CHP’s impotence problem
Contrary to what is generally believed Turkey does not have an administration problem. Totalitarian, often bordering dictatorship, most of the time officiously intervening in the private sphere, but there has always been a strong government in Ankara over the past decade or so. Yet, there is impotence.
Where? In the opposition parties. It is that acute impotence which has been devastating the democratic prospects of the country, crippling hopes of a way out and encouraging Prime Minister Recep Tayyip Erdoğan and his ruling Justice and Development Party (AKP) to further consolidate their autocratic style of governance.

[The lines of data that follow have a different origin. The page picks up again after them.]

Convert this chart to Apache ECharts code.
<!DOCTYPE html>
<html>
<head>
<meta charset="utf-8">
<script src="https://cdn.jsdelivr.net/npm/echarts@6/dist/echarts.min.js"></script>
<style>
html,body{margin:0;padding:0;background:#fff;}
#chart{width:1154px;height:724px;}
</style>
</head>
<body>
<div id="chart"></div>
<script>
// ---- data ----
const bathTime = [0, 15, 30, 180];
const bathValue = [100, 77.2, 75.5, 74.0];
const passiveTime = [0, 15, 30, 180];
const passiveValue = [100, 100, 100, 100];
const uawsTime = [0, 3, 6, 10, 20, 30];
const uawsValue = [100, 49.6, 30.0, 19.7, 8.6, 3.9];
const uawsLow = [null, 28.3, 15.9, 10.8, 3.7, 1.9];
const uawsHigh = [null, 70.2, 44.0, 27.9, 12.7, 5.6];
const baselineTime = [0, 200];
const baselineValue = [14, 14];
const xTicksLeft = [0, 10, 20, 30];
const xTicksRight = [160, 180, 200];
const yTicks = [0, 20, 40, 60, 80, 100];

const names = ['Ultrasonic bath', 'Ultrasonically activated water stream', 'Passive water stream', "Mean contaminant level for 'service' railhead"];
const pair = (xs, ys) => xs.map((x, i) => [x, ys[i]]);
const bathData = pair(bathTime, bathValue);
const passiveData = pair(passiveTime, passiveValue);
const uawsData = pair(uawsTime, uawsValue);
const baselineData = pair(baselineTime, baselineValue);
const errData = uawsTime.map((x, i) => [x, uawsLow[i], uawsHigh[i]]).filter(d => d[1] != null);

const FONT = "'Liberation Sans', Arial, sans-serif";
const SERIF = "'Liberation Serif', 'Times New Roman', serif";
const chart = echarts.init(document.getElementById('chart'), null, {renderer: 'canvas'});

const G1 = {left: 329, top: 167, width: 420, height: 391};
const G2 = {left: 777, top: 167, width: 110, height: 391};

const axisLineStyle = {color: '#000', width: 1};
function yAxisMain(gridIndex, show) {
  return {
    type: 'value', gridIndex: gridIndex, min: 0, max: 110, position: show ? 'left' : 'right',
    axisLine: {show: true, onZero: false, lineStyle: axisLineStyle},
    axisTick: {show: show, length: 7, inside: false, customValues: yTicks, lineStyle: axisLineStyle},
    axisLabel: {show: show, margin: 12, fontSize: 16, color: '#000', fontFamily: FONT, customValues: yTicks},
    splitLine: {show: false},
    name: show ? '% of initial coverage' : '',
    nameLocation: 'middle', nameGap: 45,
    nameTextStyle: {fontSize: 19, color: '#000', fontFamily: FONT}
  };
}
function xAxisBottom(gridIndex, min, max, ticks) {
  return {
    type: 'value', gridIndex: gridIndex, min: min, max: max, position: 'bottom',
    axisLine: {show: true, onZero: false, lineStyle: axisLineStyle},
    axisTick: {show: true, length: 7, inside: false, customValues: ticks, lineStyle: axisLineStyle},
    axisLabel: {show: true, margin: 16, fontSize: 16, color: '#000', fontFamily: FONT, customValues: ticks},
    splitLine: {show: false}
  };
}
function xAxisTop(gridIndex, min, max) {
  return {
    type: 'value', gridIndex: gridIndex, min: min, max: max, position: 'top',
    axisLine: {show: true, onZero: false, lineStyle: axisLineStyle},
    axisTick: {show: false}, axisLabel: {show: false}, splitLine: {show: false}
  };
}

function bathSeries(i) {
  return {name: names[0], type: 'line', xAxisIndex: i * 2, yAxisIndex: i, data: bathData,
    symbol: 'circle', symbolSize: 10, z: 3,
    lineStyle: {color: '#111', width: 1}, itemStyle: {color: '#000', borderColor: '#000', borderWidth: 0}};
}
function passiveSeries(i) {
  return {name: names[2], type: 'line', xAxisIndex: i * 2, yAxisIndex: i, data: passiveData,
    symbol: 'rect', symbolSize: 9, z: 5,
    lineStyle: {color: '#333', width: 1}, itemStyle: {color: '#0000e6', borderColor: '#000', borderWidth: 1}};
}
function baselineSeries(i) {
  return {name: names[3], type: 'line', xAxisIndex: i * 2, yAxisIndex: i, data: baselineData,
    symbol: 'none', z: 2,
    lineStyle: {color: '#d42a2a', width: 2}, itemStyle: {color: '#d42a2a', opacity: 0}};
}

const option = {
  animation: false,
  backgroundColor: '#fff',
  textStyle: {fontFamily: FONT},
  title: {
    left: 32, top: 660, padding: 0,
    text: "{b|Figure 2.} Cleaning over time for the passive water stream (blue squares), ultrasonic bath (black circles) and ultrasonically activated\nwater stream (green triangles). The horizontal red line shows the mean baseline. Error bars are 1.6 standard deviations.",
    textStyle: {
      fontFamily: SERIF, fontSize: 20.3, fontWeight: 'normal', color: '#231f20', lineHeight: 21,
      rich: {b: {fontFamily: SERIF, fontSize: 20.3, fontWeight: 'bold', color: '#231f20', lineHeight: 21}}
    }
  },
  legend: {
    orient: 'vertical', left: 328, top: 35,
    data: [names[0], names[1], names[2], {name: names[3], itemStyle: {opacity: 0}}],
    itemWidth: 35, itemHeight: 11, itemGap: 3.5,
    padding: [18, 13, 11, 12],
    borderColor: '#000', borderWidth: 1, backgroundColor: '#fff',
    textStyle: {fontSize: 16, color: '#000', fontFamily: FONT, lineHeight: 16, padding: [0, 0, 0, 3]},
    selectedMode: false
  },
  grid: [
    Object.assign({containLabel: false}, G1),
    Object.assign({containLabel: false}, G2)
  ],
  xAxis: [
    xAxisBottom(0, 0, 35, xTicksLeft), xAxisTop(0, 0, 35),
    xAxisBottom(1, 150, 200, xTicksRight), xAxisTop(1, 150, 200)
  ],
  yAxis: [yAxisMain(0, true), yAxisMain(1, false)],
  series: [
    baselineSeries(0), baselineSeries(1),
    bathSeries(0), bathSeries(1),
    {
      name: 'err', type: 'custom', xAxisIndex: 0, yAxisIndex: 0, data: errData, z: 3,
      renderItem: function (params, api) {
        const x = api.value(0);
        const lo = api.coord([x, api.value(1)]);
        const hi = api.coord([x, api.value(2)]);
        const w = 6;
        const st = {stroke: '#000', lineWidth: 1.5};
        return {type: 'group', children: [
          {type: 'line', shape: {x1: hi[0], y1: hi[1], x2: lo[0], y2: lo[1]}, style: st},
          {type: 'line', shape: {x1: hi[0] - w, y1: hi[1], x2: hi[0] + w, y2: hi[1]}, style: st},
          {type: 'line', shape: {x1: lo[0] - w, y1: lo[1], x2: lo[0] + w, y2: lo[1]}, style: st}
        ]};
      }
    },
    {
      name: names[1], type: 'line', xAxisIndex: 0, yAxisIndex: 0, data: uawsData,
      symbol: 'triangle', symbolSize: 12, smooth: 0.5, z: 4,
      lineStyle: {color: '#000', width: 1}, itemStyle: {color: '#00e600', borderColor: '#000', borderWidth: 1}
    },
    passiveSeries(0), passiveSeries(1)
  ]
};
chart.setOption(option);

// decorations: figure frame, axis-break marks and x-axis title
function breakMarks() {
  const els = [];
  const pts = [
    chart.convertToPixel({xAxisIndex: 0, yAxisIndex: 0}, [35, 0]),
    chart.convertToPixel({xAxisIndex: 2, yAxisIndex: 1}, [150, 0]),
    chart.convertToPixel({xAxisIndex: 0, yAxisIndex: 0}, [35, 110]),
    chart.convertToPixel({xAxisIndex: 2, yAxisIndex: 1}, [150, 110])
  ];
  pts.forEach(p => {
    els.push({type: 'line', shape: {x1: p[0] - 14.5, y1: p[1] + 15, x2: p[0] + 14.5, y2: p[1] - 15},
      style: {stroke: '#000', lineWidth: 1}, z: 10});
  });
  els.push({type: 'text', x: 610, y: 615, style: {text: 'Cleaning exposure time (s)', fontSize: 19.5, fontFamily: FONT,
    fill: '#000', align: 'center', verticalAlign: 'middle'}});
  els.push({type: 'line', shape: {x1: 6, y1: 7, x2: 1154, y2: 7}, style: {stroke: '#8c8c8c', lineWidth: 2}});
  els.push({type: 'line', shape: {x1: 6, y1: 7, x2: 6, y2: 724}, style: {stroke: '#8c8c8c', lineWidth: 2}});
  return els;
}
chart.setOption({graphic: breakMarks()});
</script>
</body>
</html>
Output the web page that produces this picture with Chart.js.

It is often said that in a village without dogs there is no need of walking around with sticks. In the absence of a credible democratic opposition producing alternative policies and offering remedies other than reacting to what was already suggested by the government, as we have been living the present-day Turkish example, democracy becomes a fairy tale while masses worship government and the leader as if they are divine. Irrespective who says what, past local and parliamentary elections demonstrate vividly that in vast part of the country the ruling party is the first party and in the remaining provinces it is the second party while the two biggest opposition parties are almost non-existent in many parts of the country. For example, is there any functioning party organization of either the Republican People’s Party (CHP) or the Nationalist Movement Party (MHP) in most of the southeastern Anatolian cities?
It is clear that there is an acute opposition impotence – no longer deficiency – in this country. Without this problem was properly addressed the governance problem of Turkey and democratic deficiencies will continue.
The presidential elections offered the opposition a golden opportunity, and for a change, the two parliamentary opposition parties managed to bury their differences and agree on the name of a joint candidate. Some other parties lend support and thus the Organization of Islamic Cooperation’s (OIC) former Secretary-General Ekmeleddin İhsanoğlu became what’s branded as “the roof candidate” of the united opposition.
Developing political compromise, particularly in a presidential election, was very important and exemplary attitude giving hope for the future of democracy. Yet, the name of İhsanoğlu and his conservative past – even his father’s political preferences – were used not by the ruling party and its presidential candidate but by the opposition within the CHP. Why? They wanted to hunt down the candidate of their own party because they did not consider him sufficiently secular or Kemalist.
However, consensus is a give-and-take and requires compromise. İhsanoğlu was not a MHP member, nor was a CHP member. He was not perhaps the first choice of the MHP and definitely under normal conditions he would not be the first choice of the CHP. Yet, he was named as their candidate.
The opposition within the CHP however was not smart enough and sufficiently democratic enough to understand that if a joint candidate was necessary – to stop Erdoğan from becoming president – it was obvious that the candidate must have to be a conservative one. Furthermore, ever since he was named candidate, İhsanoğlu has been in pains to demonstrate that he was indeed for gender equality, secularism and a presidency that embraces the entire nation. What else did the CHP’s opposition want? They wanted to see a die-hard Kemalist, committed secularist, someone in line with the party’s conservative-nationalist-Kemalist tradition which never ever succeeded since Turkey moved to pluralist democracy in 1950.
Is it not time for the CHP to wake up? Is it not time to understand that even if he fails in the presidency bid İhsanoğlu’s candidacy indeed might help CHP leave behind its impotence, move towards the real world by leaving behind a utopia that died decades ago?